- REQUIREMENT
Leave out the pictures and restate the rest of the data exactly.

- RECORDED INFORMATION
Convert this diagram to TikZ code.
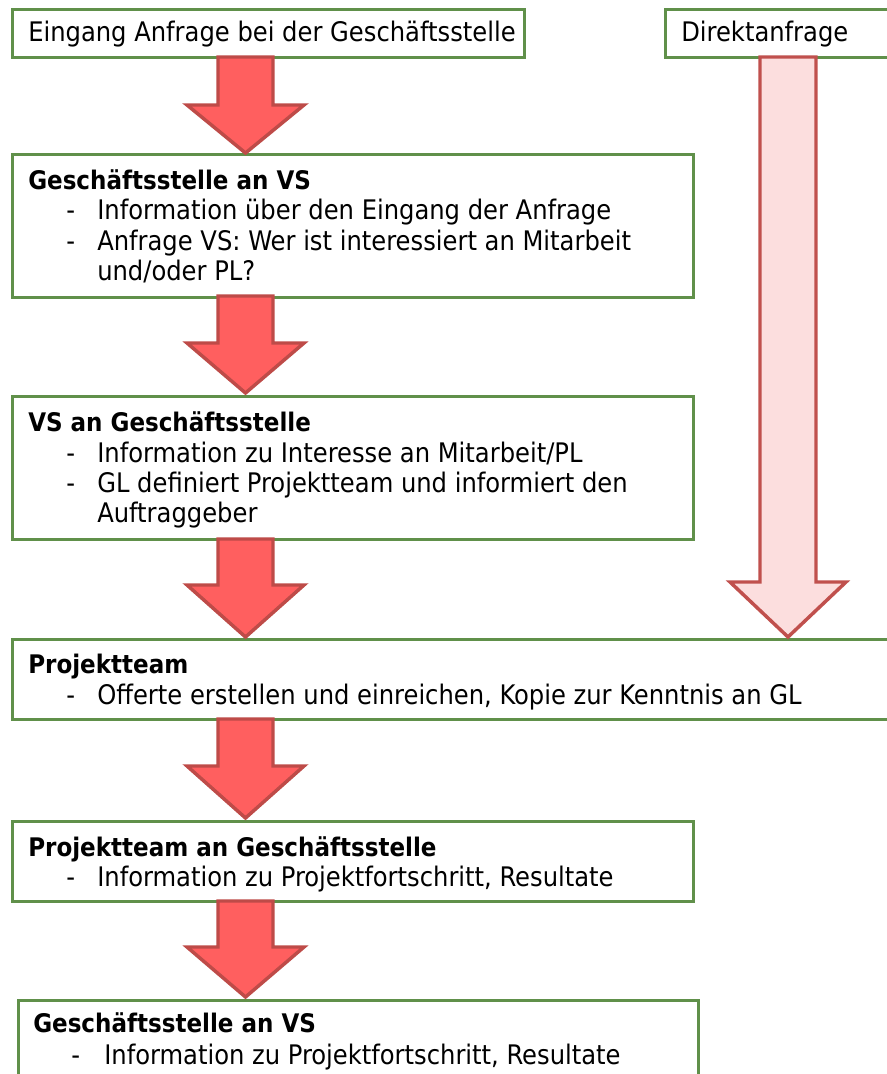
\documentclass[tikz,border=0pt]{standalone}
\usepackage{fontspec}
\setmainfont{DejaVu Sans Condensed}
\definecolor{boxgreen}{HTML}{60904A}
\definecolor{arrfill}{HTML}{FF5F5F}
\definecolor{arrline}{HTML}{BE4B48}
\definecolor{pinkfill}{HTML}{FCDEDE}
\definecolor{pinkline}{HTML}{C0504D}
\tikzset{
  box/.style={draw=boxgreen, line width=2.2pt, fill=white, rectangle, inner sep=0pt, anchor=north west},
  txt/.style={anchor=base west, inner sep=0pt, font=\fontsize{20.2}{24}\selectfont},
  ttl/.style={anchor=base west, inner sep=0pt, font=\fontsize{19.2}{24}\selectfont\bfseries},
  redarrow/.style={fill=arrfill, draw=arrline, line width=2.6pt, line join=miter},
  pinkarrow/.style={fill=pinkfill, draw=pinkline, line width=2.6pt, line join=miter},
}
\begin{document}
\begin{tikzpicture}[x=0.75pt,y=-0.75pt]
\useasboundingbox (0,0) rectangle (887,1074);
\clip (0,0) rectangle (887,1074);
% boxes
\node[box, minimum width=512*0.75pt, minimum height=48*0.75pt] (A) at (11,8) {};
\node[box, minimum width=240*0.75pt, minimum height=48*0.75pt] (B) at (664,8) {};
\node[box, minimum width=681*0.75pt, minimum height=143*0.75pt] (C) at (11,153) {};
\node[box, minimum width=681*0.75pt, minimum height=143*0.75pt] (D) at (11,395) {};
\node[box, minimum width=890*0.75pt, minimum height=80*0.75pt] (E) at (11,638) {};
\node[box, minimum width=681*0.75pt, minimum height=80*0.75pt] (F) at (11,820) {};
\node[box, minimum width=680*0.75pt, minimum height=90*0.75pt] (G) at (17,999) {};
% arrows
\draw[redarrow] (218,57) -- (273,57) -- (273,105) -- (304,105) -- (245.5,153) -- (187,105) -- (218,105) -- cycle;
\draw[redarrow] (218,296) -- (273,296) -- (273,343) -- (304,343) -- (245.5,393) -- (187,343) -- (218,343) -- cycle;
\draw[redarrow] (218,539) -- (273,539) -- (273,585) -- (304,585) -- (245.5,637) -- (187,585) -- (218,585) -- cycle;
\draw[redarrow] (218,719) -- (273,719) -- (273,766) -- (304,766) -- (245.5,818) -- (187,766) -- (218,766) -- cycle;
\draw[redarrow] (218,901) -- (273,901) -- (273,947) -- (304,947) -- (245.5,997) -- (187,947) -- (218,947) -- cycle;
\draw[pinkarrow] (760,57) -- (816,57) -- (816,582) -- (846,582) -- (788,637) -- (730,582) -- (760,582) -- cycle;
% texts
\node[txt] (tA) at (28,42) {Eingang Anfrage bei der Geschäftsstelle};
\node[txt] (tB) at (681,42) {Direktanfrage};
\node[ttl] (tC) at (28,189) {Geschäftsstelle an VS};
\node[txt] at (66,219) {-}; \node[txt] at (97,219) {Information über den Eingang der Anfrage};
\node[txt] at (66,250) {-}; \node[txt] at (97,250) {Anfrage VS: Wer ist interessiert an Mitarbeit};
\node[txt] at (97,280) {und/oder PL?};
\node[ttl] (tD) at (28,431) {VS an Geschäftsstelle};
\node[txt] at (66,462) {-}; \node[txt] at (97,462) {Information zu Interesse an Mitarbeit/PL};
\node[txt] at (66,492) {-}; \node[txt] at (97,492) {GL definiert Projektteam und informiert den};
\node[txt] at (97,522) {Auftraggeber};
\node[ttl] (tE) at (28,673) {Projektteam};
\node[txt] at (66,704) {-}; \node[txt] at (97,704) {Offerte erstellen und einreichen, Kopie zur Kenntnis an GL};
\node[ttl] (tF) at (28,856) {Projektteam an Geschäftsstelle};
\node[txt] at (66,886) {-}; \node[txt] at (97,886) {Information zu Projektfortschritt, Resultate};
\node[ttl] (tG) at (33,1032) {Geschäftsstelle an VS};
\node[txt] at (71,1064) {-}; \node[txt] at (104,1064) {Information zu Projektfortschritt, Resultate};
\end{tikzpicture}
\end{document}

- ANSWER TO THIS TASK
Convert this diagram to TikZ code.
\documentclass[tikz,border=0pt]{standalone}
\usepackage{fontspec}
\setmainfont{DejaVu Sans Condensed}
\definecolor{boxgreen}{HTML}{60904A}
\definecolor{arrfill}{HTML}{FF5F5F}
\definecolor{arrline}{HTML}{BE4B48}
\definecolor{pinkfill}{HTML}{FCDEDE}
\definecolor{pinkline}{HTML}{C0504D}
\tikzset{
  box/.style={draw=boxgreen, line width=2.2pt, fill=white, rectangle, inner sep=0pt, anchor=north west},
  txt/.style={anchor=base west, inner sep=0pt, font=\fontsize{20.2}{24}\selectfont},
  ttl/.style={anchor=base west, inner sep=0pt, font=\fontsize{19.2}{24}\selectfont\bfseries},
  redarrow/.style={fill=arrfill, draw=arrline, line width=2.6pt, line join=miter},
  pinkarrow/.style={fill=pinkfill, draw=pinkline, line width=2.6pt, line join=miter},
}
\begin{document}
\begin{tikzpicture}[x=0.75pt,y=-0.75pt]
\useasboundingbox (0,0) rectangle (887,1074);
\clip (0,0) rectangle (887,1074);
% boxes
\node[box, minimum width=512*0.75pt, minimum height=48*0.75pt] (A) at (11,8) {};
\node[box, minimum width=240*0.75pt, minimum height=48*0.75pt] (B) at (664,8) {};
\node[box, minimum width=681*0.75pt, minimum height=143*0.75pt] (C) at (11,153) {};
\node[box, minimum width=681*0.75pt, minimum height=143*0.75pt] (D) at (11,395) {};
\node[box, minimum width=890*0.75pt, minimum height=80*0.75pt] (E) at (11,638) {};
\node[box, minimum width=681*0.75pt, minimum height=80*0.75pt] (F) at (11,820) {};
\node[box, minimum width=680*0.75pt, minimum height=90*0.75pt] (G) at (17,999) {};
% arrows
\draw[redarrow] (218,57) -- (273,57) -- (273,105) -- (304,105) -- (245.5,153) -- (187,105) -- (218,105) -- cycle;
\draw[redarrow] (218,296) -- (273,296) -- (273,343) -- (304,343) -- (245.5,393) -- (187,343) -- (218,343) -- cycle;
\draw[redarrow] (218,539) -- (273,539) -- (273,585) -- (304,585) -- (245.5,637) -- (187,585) -- (218,585) -- cycle;
\draw[redarrow] (218,719) -- (273,719) -- (273,766) -- (304,766) -- (245.5,818) -- (187,766) -- (218,766) -- cycle;
\draw[redarrow] (218,901) -- (273,901) -- (273,947) -- (304,947) -- (245.5,997) -- (187,947) -- (218,947) -- cycle;
\draw[pinkarrow] (760,57) -- (816,57) -- (816,582) -- (846,582) -- (788,637) -- (730,582) -- (760,582) -- cycle;
% texts
\node[txt] (tA) at (28,42) {Eingang Anfrage bei der Geschäftsstelle};
\node[txt] (tB) at (681,42) {Direktanfrage};
\node[ttl] (tC) at (28,189) {Geschäftsstelle an VS};
\node[txt] at (66,219) {-}; \node[txt] at (97,219) {Information über den Eingang der Anfrage};
\node[txt] at (66,250) {-}; \node[txt] at (97,250) {Anfrage VS: Wer ist interessiert an Mitarbeit};
\node[txt] at (97,280) {und/oder PL?};
\node[ttl] (tD) at (28,431) {VS an Geschäftsstelle};
\node[txt] at (66,462) {-}; \node[txt] at (97,462) {Information zu Interesse an Mitarbeit/PL};
\node[txt] at (66,492) {-}; \node[txt] at (97,492) {GL definiert Projektteam und informiert den};
\node[txt] at (97,522) {Auftraggeber};
\node[ttl] (tE) at (28,673) {Projektteam};
\node[txt] at (66,704) {-}; \node[txt] at (97,704) {Offerte erstellen und einreichen, Kopie zur Kenntnis an GL};
\node[ttl] (tF) at (28,856) {Projektteam an Geschäftsstelle};
\node[txt] at (66,886) {-}; \node[txt] at (97,886) {Information zu Projektfortschritt, Resultate};
\node[ttl] (tG) at (33,1032) {Geschäftsstelle an VS};
\node[txt] at (71,1064) {-}; \node[txt] at (104,1064) {Information zu Projektfortschritt, Resultate};
\end{tikzpicture}
\end{document}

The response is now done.